The pending prosecution of Khalid Shaikh Mohammed means that the United States may convict and execute the alleged architect of the 9-11 attacks. But it is unclear how much the public will know about the evidence against him – or what they will be able to read, hear, or watch about the whole proceedings for that matter – because the administration’s decision to move forward with a military commission, rather than pursue the case in civilian court, means that press access may be restricted.
News organizations are preparing to press the Pentagon for what they believe to be fair access to KSM’s tribunal – and are girding for a legal fight in case of resistance from the Pentagon.

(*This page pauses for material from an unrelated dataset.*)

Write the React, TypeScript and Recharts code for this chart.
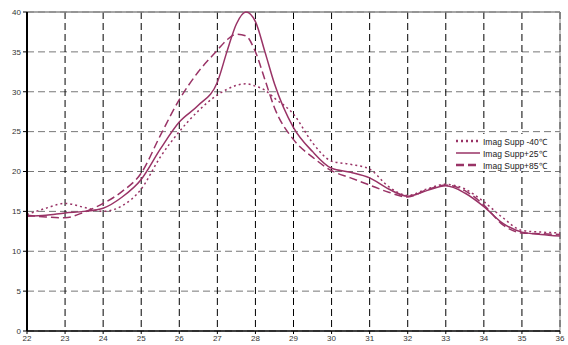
import React from "react";
import { LineChart, Line, XAxis, YAxis, CartesianGrid, ReferenceLine } from "recharts";

const xValues = [22, 22.5, 23, 23.5, 24, 24.5, 25, 25.5, 26, 26.5, 27, 27.25, 27.5, 27.75, 28, 28.25, 28.5, 29, 29.5, 30, 30.5, 31, 31.5, 32, 32.5, 33, 33.5, 34, 34.5, 35, 35.5, 36];
const suppM40 = [14.6, 15.4, 16.0, 15.5, 15.0, 15.7, 17.8, 21.8, 25.0, 27.6, 29.6, 30.3, 30.8, 31.0, 30.7, 30.2, 29.2, 27.2, 23.6, 21.3, 20.9, 20.3, 18.1, 17.0, 17.8, 18.4, 17.8, 16.2, 14.2, 12.6, 12.4, 12.3];
const suppP25 = [14.4, 14.5, 14.8, 15.0, 15.4, 16.8, 19.0, 22.8, 26.2, 28.3, 31.2, 35.0, 38.5, 40.0, 38.8, 35.0, 31.0, 25.5, 22.5, 20.4, 19.9, 19.2, 17.8, 16.9, 17.6, 18.2, 17.3, 15.6, 13.5, 12.4, 12.1, 11.9];
const suppP85 = [14.5, 14.3, 14.2, 14.9, 16.0, 17.5, 19.8, 24.5, 29.0, 32.5, 35.2, 36.5, 37.2, 37.0, 35.0, 31.5, 28.0, 24.0, 21.8, 20.1, 19.2, 18.3, 17.4, 16.8, 17.7, 18.3, 17.6, 15.8, 13.3, 12.3, 12.2, 12.1];
const xTicks = [22, 23, 24, 25, 26, 27, 28, 29, 30, 31, 32, 33, 34, 35, 36];
const yTicks = [0, 5, 10, 15, 20, 25, 30, 35, 40];
const seriesNames = ["Imag Supp -40\u2103", "Imag Supp+25\u2103", "Imag Supp+85\u2103"];

const data = xValues.map((x, i) => ({ x, a: suppM40[i], b: suppP25[i], c: suppP85[i] }));

const COLOR = "#993366";
const dashes = ["2 3", undefined, "8 4"];
const tickStyle = { fontSize: 8, fill: "#333", fontFamily: "Liberation Sans, Arial, sans-serif" };

export default function App() {
  return (
    <div style={{ position: "absolute", left: 0, top: 0, width: 568, height: 345, background: "#fff" }}>
      <LineChart width={568} height={345} data={data} margin={{ top: 12, right: 8, bottom: 0, left: 0 }}>
        <CartesianGrid horizontal={true} vertical={false} stroke="#777" strokeDasharray="7 4" />
        <CartesianGrid horizontal={false} vertical={true} stroke="#000" strokeDasharray="7 4" />
        <XAxis
          dataKey="x"
          type="number"
          domain={[22, 36]}
          ticks={xTicks}
          interval={0}
          height={14}
          tickSize={3}
          tickMargin={1}
          tick={tickStyle}
          axisLine={{ stroke: "#000", strokeWidth: 1.5 }}
          tickLine={{ stroke: "#000" }}
        />
        <YAxis
          type="number"
          domain={[0, 40]}
          ticks={yTicks}
          interval={0}
          width={27}
          tickSize={4}
          tickMargin={2}
          tick={tickStyle}
          axisLine={{ stroke: "#000", strokeWidth: 2 }}
          tickLine={{ stroke: "#000" }}
        />
        <ReferenceLine y={40} stroke="#888" strokeWidth={1.5} />
        <ReferenceLine x={36} stroke="#888" strokeWidth={1} />
        <Line type="monotone" dataKey="a" stroke={COLOR} strokeWidth={1.5} strokeDasharray="2 3" dot={false} isAnimationActive={false} />
        <Line type="monotone" dataKey="b" stroke={COLOR} strokeWidth={1.5} dot={false} isAnimationActive={false} />
        <Line type="monotone" dataKey="c" stroke={COLOR} strokeWidth={1.5} strokeDasharray="8 4" dot={false} isAnimationActive={false} />
      </LineChart>
      <div
        style={{
          position: "absolute",
          left: 452,
          top: 134,
          width: 106,
          height: 37,
          background: "#fff",
          fontFamily: "Liberation Sans, Arial, sans-serif",
          fontSize: 8.5,
          color: "#222",
        }}
      >
        {seriesNames.map((name, i) => (
          <div key={name} style={{ position: "absolute", left: 3, top: 1 + i * 12, height: 12, display: "flex", alignItems: "center", whiteSpace: "nowrap" }}>
            <svg width={26} height={6} style={{ marginRight: 2 }}>
              <line x1={1} y1={3} x2={25} y2={3} stroke={COLOR} strokeWidth={i === 1 ? 1.5 : 2.5} strokeDasharray={dashes[i]} />
            </svg>
            <span>{name}</span>
          </div>
        ))}
      </div>
    </div>
  );
}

The Reporters Committee for Freedom of the Press and a bevy of news organizations including representatives of The New York Times, The Washington Post, the Associated Press, Reuters, major networks, and others are arranging a conference call for late this week to discuss access to the tribunals. Coordinating legal representation is on the agenda.
“We are very concerned,” says the committee’s Executive Director, Lucy Dalglish. “We are going to be mobilizing to make sure the Department of Defense knows we are going to be on them about this.” Since KSM is such a high-profile case, news organizations plan to press their case with particular vigor.
Among other things, it is unclear who will be allowed to travel to Guantanamo Bay in Cuba, how many representatives of the press can watch the trial, what evidence they will be able to see, and what restrictions might be placed on reports from the military commissions.
There are a slew of legal precedents protecting the press’s First Amendment rights in a civilian trial, ranging from physical access to the courtroom to the availability of paperwork and evidence generated in a case.
These rights are less developed for the military tribunals, though courts have recognized that there is a Constitutional right of access to military justice proceedings. The Military Commissions Act of 2009, which sets the rules for KSM’s trial, is silent on such issues. The Department of Defense, which is acting as judge, jury, prosecution and possibly defense in this case, also maintains exclusive control over access to the tribunal site at Guantanamo and the evidence presented in the case.
The Pentagon and the press have squabbled for years over First Amendment rights to legal proceedings at Guantanamo. In May 2010, news organizations balked when the Pentagon barred four reporters from Guantanamo for identifying an interrogator by name in news reports. In court, the interrogator was called “Interrogator No. 1,” though his real name had been public for years because he gave press interviews. (The Pentagon eased up on some access guidelines after that dispute.)
Limited access means the public might suffer an incomplete or skewed version of the trial of the man allegedly behind the 9-11 attacks. That worries Dalglish, who says the decision to use a tribunal “raises the specter that we are never going to know what happens down there.”
If the Pentagon plans to be recalcitrant in what could become a fight over media access to information related to KSM’s military commission, that stonewalling began today when the Defense Department press office failed to return my call to discuss the matter.